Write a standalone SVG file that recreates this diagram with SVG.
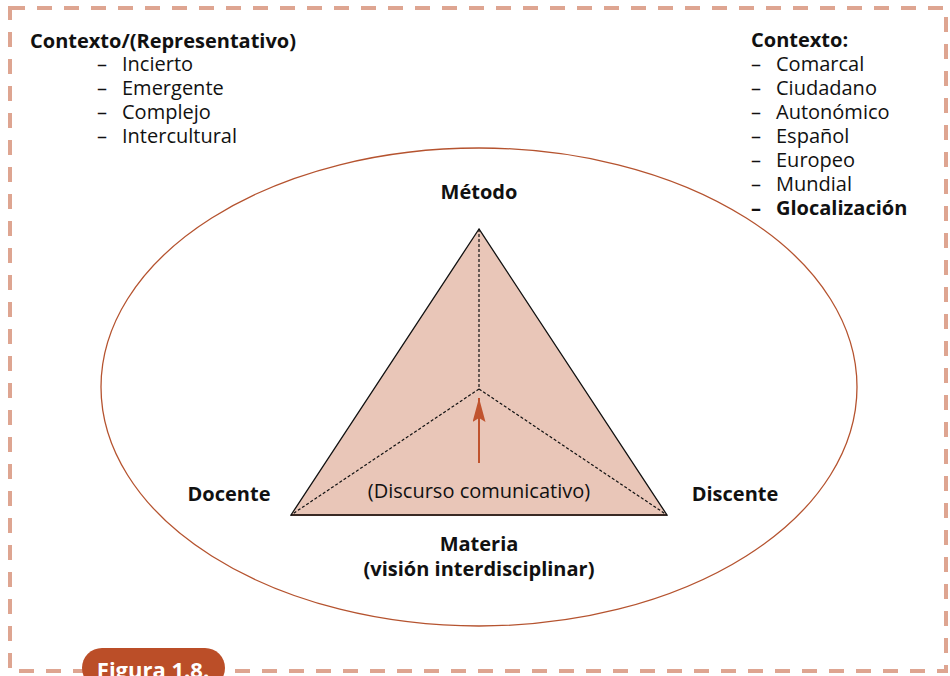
<svg xmlns="http://www.w3.org/2000/svg" width="950" height="676" viewBox="0 0 950 676">
<style>
text{font-family:"Open Sans","Noto Sans","Liberation Sans",sans-serif;font-size:20px;fill:#111}
.b{font-weight:bold}
.m{text-anchor:middle}
.dash{stroke:#111;stroke-width:1.2;stroke-dasharray:3,2;fill:none}
</style>
<defs>
<marker id="ah" viewBox="0 0 24 13" refX="24" refY="6.5" markerWidth="24" markerHeight="13" orient="auto" markerUnits="userSpaceOnUse">
<path d="M0,0 L24,6.5 L0,13 L4,6.5 z" fill="#c0532e"/>
</marker>
</defs>
<rect x="10" y="8" width="936" height="663" fill="none" stroke="#dea591" stroke-width="4" stroke-dasharray="15,12"/>
<g id="badge">
<rect x="82" y="648" width="143" height="40" rx="20" fill="#bb4e28"/>
<text x="153" y="678" class="b m" style="fill:#fff;font-size:22px">Figura 1.8.</text>
</g>
<g id="context-left">
<text x="30" y="48" class="b">Contexto/(Representativo)</text>
<text x="97" y="71">–</text><text x="122" y="71">Incierto</text>
<text x="97" y="95">–</text><text x="122" y="95">Emergente</text>
<text x="97" y="119">–</text><text x="122" y="119">Complejo</text>
<text x="97" y="143">–</text><text x="122" y="143">Intercultural</text>
</g>
<g id="ellipse">
<ellipse cx="479" cy="387" rx="378" ry="239" fill="none" stroke="#b5532f" stroke-width="1.3"/>
</g>
<g id="context-right">
<text x="751" y="47" class="b">Contexto:</text>
<text x="751" y="71">–</text><text x="776" y="71">Comarcal</text>
<text x="751" y="95">–</text><text x="776" y="95">Ciudadano</text>
<text x="751" y="119">–</text><text x="776" y="119">Autonómico</text>
<text x="751" y="143">–</text><text x="776" y="143">Español</text>
<text x="751" y="167">–</text><text x="776" y="167">Europeo</text>
<text x="751" y="191">–</text><text x="776" y="191">Mundial</text>
<text x="751" y="215" class="b">–</text><text x="776" y="215" class="b">Glocalización</text>
</g>
<g id="triangle">
<polygon points="479,229 291,515 667,515" fill="#e9c6b8" stroke="#111" stroke-width="1.3"/>
<line x1="291" y1="515" x2="667" y2="515" stroke="#3a2a25" stroke-width="2"/>
</g>
<g id="connectors">
<line class="dash" x1="479" y1="229" x2="479" y2="389"/>
<line class="dash" x1="479" y1="389" x2="291" y2="515"/>
<line class="dash" x1="479" y1="389" x2="667" y2="515"/>
<line x1="479" y1="463" x2="479" y2="398" stroke="#c0532e" stroke-width="2" marker-end="url(#ah)"/>
</g>
<g id="metodo"><text x="479" y="199" class="b m">Método</text></g>
<g id="docente"><text x="229" y="501" class="b m">Docente</text></g>
<g id="discente"><text x="735" y="501" class="b m">Discente</text></g>
<g id="discurso"><text x="479" y="498" class="m">(Discurso comunicativo)</text></g>
<g id="materia">
<text x="479" y="551" class="b m">Materia</text>
<text x="479" y="576" class="b m">(visión interdisciplinar)</text>
</g>
</svg>
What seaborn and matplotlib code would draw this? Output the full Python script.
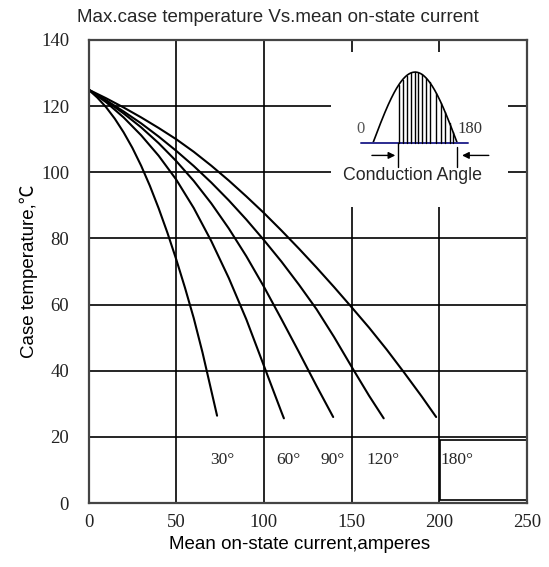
import numpy as np
import pandas as pd
import matplotlib
matplotlib.use('Agg')
import matplotlib.pyplot as plt
import seaborn as sns
from matplotlib.patches import Rectangle

# ---- data ----
angles = ['30°', '60°', '90°', '120°', '180°']

current_30 = [0, 5, 10, 15, 20, 25, 30, 35, 40, 45, 50, 55, 60, 65, 70, 73.3]
temp_30 = [125, 122.6, 119.7, 116.2, 112.1, 107.4, 102.0, 95.9, 89.1, 81.7, 73.7,
           65.1, 55.9, 45.5, 34.0, 26.4]

current_60 = [0, 10, 20, 30, 40, 50, 60, 70, 80, 90, 100, 110, 111.4]
temp_60 = [125, 121.2, 116.6, 111.2, 105.0, 97.8, 89.2, 79.2, 68.0, 55.5, 41.5, 27.5, 25.6]

current_90 = [0, 10, 20, 30, 40, 50, 60, 70, 80, 90, 100, 110, 120, 130, 139.5]
temp_90 = [125, 121.6, 117.8, 113.6, 108.8, 103.4, 97.4, 90.6, 83.0, 74.6, 65.4,
           55.6, 45.6, 35.4, 26.0]

current_120 = [0, 10, 20, 30, 40, 50, 60, 70, 80, 90, 100, 110, 120, 130, 140, 150, 160, 168.3]
temp_120 = [125, 121.8, 118.4, 114.8, 110.8, 106.5, 101.9, 96.9, 91.5, 85.7, 79.5,
            73.0, 66.0, 58.6, 50.2, 41.2, 32.4, 25.6]

current_180 = [0, 10, 20, 30, 40, 50, 60, 70, 80, 90, 100, 110, 120, 130, 140, 150,
               160, 170, 180, 190, 198.2]
temp_180 = [125, 122.4, 119.6, 116.6, 113.4, 110.0, 106.2, 102.0, 97.5, 92.7, 87.7,
            82.4, 76.9, 71.2, 65.3, 59.2, 53.0, 46.4, 39.4, 32.2, 26.0]

label_x = [76.4, 114.1, 139.3, 167.9, 200.9]
label_y = [13, 13, 13, 13, 13]

x_ticks = [0, 50, 100, 150, 200, 250]
y_ticks = [0, 20, 40, 60, 80, 100, 120, 140]

title = 'Max.case temperature Vs.mean on-state current'
xlabel = 'Mean on-state current,amperes'
ylabel = 'Case temperature,℃'

# ---- build long-form table ----
rows = []
for a, xs, ys in zip(angles,
                     [current_30, current_60, current_90, current_120, current_180],
                     [temp_30, temp_60, temp_90, temp_120, temp_180]):
    for i, (x, y) in enumerate(zip(xs, ys)):
        rows.append({'angle': a, 'order': i, 'current': x, 'temp': y})
df = pd.DataFrame(rows)

sns.set_theme(style='white')
plt.rcParams['font.family'] = ['Liberation Sans', 'DejaVu Sans']

fig = plt.figure(figsize=(5.49, 5.67), dpi=100)
ax = fig.add_axes([88.5 / 549, 1 - 503 / 567, (527 - 88.5) / 549, (503 - 40) / 567])

sns.lineplot(data=df, x='current', y='temp', hue='angle', units='angle',
             estimator=None, sort=False, palette=['black'] * 5,
             linewidth=1.5, legend=False, ax=ax, zorder=3)
for ln in ax.get_lines():
    ln.set_solid_joinstyle('round')

ax.set_xlim(0, 250)
ax.set_ylim(0, 140)
ax.set_xticks(x_ticks)
ax.set_yticks(y_ticks)
ax.grid(True, color='black', linewidth=1.2)
ax.set_axisbelow(True)
ax.tick_params(length=0, labelsize=13.5, colors='#222222')
ax.tick_params(axis='x', pad=8)
ax.tick_params(axis='y', pad=14)
for lbl in ax.get_xticklabels() + ax.get_yticklabels():
    lbl.set_fontfamily(['Liberation Serif', 'DejaVu Serif'])
for sp in ax.spines.values():
    sp.set_color('#444444')
    sp.set_linewidth(1.6)
    sp.set_visible(True)
    sp.set_zorder(4)

ax.set_xlabel(xlabel, fontsize=13.5, color='black')
ax.xaxis.set_label_coords((300 - 88.5) / (527 - 88.5), -0.071)
ax.xaxis.label.set_va('top')
ax.set_ylabel(ylabel, fontsize=13.5, labelpad=2, color='black',
              family=['Liberation Sans', 'Noto Sans CJK SC', 'DejaVu Sans'])
fig.text(278 / 549, 1 - 18 / 567, title, ha='center', va='center', fontsize=13.5)

# curve labels
for t, x, y in zip(angles, label_x, label_y):
    ha = 'left' if t == '180°' else 'center'
    ax.text(x, y, t, ha=ha, va='center', fontsize=12.5,
            family=['Liberation Serif', 'DejaVu Serif'], zorder=5)

# bottom-right box
ax.add_patch(Rectangle((200.6, 1.0), 49.4, 18.1, facecolor='none',
                       edgecolor='black', linewidth=1.2, zorder=3))

# inset (white area covering grid)
ax.add_patch(Rectangle((138.2, 89.5), 101.2, 46.9, facecolor='white',
                       edgecolor='none', zorder=1.5))

# schematic conduction-angle hump
x0h, x1h, base, h = 162.2, 210.2, 108.9, 21.4
tt = np.linspace(0, 1, 200)
ax.plot(x0h + (x1h - x0h) * tt, base + h * np.sin(np.pi * tt), color='black', lw=1.2, zorder=3)
ax.plot([155.3, 216.6], [base, base], color='#2b2b8f', lw=1.4, zorder=3)
hatch_px = [397.5, 401.5, 405.5, 409.5, 413.5, 417, 420.5, 424.5, 428.5, 435, 440, 444, 448.5, 452]
for p in hatch_px:
    xv = (p - 88.5) / 1.748
    t = (xv - x0h) / (x1h - x0h)
    ax.plot([xv, xv], [base, base + h * np.sin(np.pi * t)], color='black', lw=1.0, zorder=3)

ax.text(155.3, 113.1, '0', ha='center', va='center', fontsize=12, color='#555555',
        family=['Liberation Serif', 'DejaVu Serif'], zorder=5)
ax.text(217.7, 113.1, '180', ha='center', va='center', fontsize=12, color='#333333',
        family=['Liberation Serif', 'DejaVu Serif'], zorder=5)

ax.annotate('', xy=(176.5, 105.1), xytext=(160, 105.1),
            arrowprops=dict(arrowstyle='-|>', color='black', lw=1.0, mutation_scale=10), zorder=5)
ax.annotate('', xy=(211.4, 105.1), xytext=(229.8, 105.1),
            arrowprops=dict(arrowstyle='-|>', color='black', lw=1.0, mutation_scale=10), zorder=5)
ax.plot([176.5, 176.5], [101.6, 108.9], color='black', lw=1.0, zorder=3)
ax.plot([210.2, 210.2], [101.6, 107.7], color='black', lw=1.0, zorder=3)
ax.text(185, 98.9, 'Conduction Angle', ha='center', va='center', fontsize=12.8, zorder=5)

fig.savefig('out.png', dpi=100)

* What you have to do:
Copy every line in the records above that contains the word "seaborn".

* Full solution:
What seaborn and matplotlib code would draw this? Output the full Python script.
import seaborn as sns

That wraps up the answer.